Ответ получился опять скоро. Брат бранил и винил в ее падении только себя, так как долго не подавал о себе никаких известий. Тем не менее, он робко оправдывался. Он долго не писал ей, потому что в мастерской у него произошел пожар и он все время был занят ремонтом. Он называл ее ласкательными именами — Бетичкой, Бетеночкой и Бетюсенькой. Молил у нее прощения и обещал в самое короткое время взять ее в Нью-Йорк.
"Не ноги мои, — писал он, — ты будешь мыть и не стеречь дом, а будешь у меня барыней. Я и Сарра (жена) будем ухаживать за тобой, как за маленьким ребенком, наряжать тебя, гулять с тобой в парке, — в Нью-Йорке несколько прекрасных парков, — бывать в театре и любить, как родную. Мы на руках будем носить тебя и ты забудешь все горести. Вылечишь грудь. В Нью-Йорке великолепные врачи. Мы потом выдадим тебя замуж за хорошего человека. Это ничего, что ты теперь "такая". Ты ведь — не виновата. Что — тело? Душа нужна. А у тебя душа — чистая, белая, как русский снег. Пока посылаю тебе 10 долларов и нашу "группу". На этой группе сняты — я, моя жена, две дочери — Аннет и Юдифь, а у ног — сыновья: Боби, Панах, Вильгельм, Джон, Нафтуле и Коцебу (на руках у няни). Все дети — послушны, читают хорошо и пишут. Боби играет хорошо на скрипке, а Аннет вышивает гладью".
Бетя клялась в тот день перед всеми со слезами на глазах, что это — первый радостный день в ее жизни и, что она теперь может спокойно умереть. Она ни на минуту не расставалась с карточкой, целовала ее и часто восклицала, не веря своим глазам: "Да неужели это Самуил?!"
Она помнила Самуила щуплым, зеленым мальчиком — "крыжовником", как называли его мальчишки, а теперь перед нею был плотный мужчина, настоящий джентльмен с самодовольной, смеющейся физиономией, затянутый в превосходный сюртук, в цилиндре и с бородкой "буланже". Он сидел в кресле, как президент Соединенных Штатов, обняв правой рукой Сарру — даму вдвое толще его, с двойным подбородком, в шелковом платье и с громадной брошью — и их обоих окружали сытые, здоровые и богато одетые дети и глядели на Бетю бойкими и веселыми глазами. В углу стояла обезьяноподобная няня-негритянка и держала на руках годовалого Коцебу, который ухмылялся во весь рот.

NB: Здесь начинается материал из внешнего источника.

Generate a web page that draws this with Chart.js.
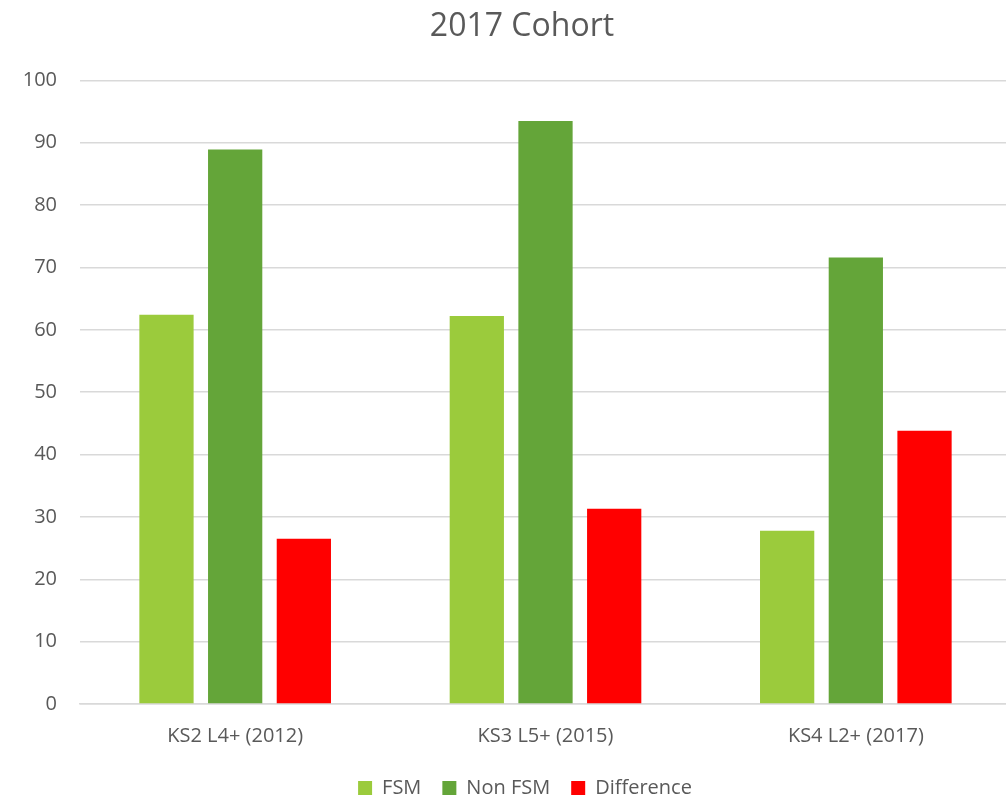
<!DOCTYPE html>
<html>
<head>
<meta charset="utf-8">
<script src="https://cdn.jsdelivr.net/npm/chart.js@4/dist/chart.umd.min.js"></script>
<style>
  html, body { margin: 0; padding: 0; background: #ffffff; overflow: hidden; }
  #wrap { width: 1046px; height: 808px; }
</style>
</head>
<body>
<div id="wrap"><canvas id="c" width="1046" height="808"></canvas></div>
<script>
const chartTitle = '2017 Cohort';
const categories = ['KS2 L4+ (2012)', 'KS3 L5+ (2015)', 'KS4 L2+ (2017)'];
const seriesNames = ['FSM', 'Non FSM', 'Difference'];
const fsm = [62.4, 62.2, 27.8];
const nonFsm = [88.9, 93.5, 71.6];
const difference = [26.5, 31.3, 43.8];
const yTicks = [0, 10, 20, 30, 40, 50, 60, 70, 80, 90, 100];

const colors = ['#9BCB3C', '#64A539', '#FF0000'];
const textColor = '#595959';
const gridColor = '#D9D9D9';

Chart.defaults.font.family = "'Open Sans', sans-serif";
Chart.defaults.color = textColor;

// small horizontal nudge of title and legend boxes (the original chart was cropped on the right)
const nudge = {
  id: 'nudge',
  afterLayout(chart) {
    if (chart.titleBlock) { chart.titleBlock.left += 5; chart.titleBlock.right += 5; }
    if (chart.legend) { chart.legend.left += 8; chart.legend.right += 8; }
  }
};

new Chart(document.getElementById('c'), {
  type: 'bar',
  data: {
    labels: categories,
    datasets: [fsm, nonFsm, difference].map((vals, i) => ({
      label: seriesNames[i],
      data: vals,
      backgroundColor: colors[i],
      borderWidth: 0,
      categoryPercentage: 0.664,
      barPercentage: 0.79
    }))
  },
  plugins: [nudge],
  options: {
    responsive: false,
    animation: false,
    layout: { padding: { left: 23, right: 35, top: 0, bottom: 0 } },
    plugins: {
      title: {
        display: true,
        text: chartTitle,
        color: textColor,
        font: { size: 32, weight: 'normal' },
        padding: { top: 8, bottom: 34 }
      },
      legend: {
        position: 'bottom',
        labels: {
          boxWidth: 14,
          boxHeight: 14,
          padding: 21,
          color: textColor,
          font: { size: 20 }
        }
      },
      tooltip: { enabled: false }
    },
    scales: {
      x: {
        grid: { display: false, drawTicks: false },
        border: { display: true, color: gridColor, width: 1.5 },
        ticks: { padding: 20, color: textColor, font: { size: 20 } },
        afterFit: (s) => { s.height = 53; }
      },
      y: {
        min: yTicks[0],
        max: yTicks[yTicks.length - 1],
        afterBuildTicks: (s) => { s.ticks = yTicks.map(v => ({ value: v })); },
        grid: { color: gridColor, lineWidth: 1.5, drawTicks: false },
        border: { display: false },
        ticks: { padding: 23, color: textColor, font: { size: 20 } },
        afterFit: (s) => { s.width = 57; }
      }
    }
  }
});
</script>
</body>
</html>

Бетя по целым дням носилась с картонкой, в сотый раз показывала ее подругам и хвасталась:
— Это мой брат, а это его жена и дети. Правда, он — красавец? А какой он богатый. У него самый большой магазин в Нью-Йорке.
Со дня получения последнего письма и карточки прошло несколько недель. Бетя считала часы и минуты и все время находилась в лихорадочном состоянии. Чуть звякнет звонок, она летит в коридор и смотрит — не пришел ли почтальон и не принес ли ей радостную весть о том, чтобы собираться в путь? А она совсем была готова к отъезду. Под кроватью давно стоял сундучок с самыми необходимыми предметами, перевязанный веревкой. И каждую ночь ей снился бушующий океан и длинный, высокий корабль, который несет ее к брату, к месту отдыха.
Бетя осунулась и не раз, после частых и напрасных заглядываний в коридор, бросалась на подушки, заливалась слезами и спрашивала: "Когда же? Когда же наконец я отдохну?"
"Подожди немного", — отвечал чей-то ласковый голос…
Прошла еще неделя. Бетю, после той памятной ночи, когда она, во время исступленной пляски, в которой выплясывала все свое горе, упала, обливаясь кровью, отвезли в больницу.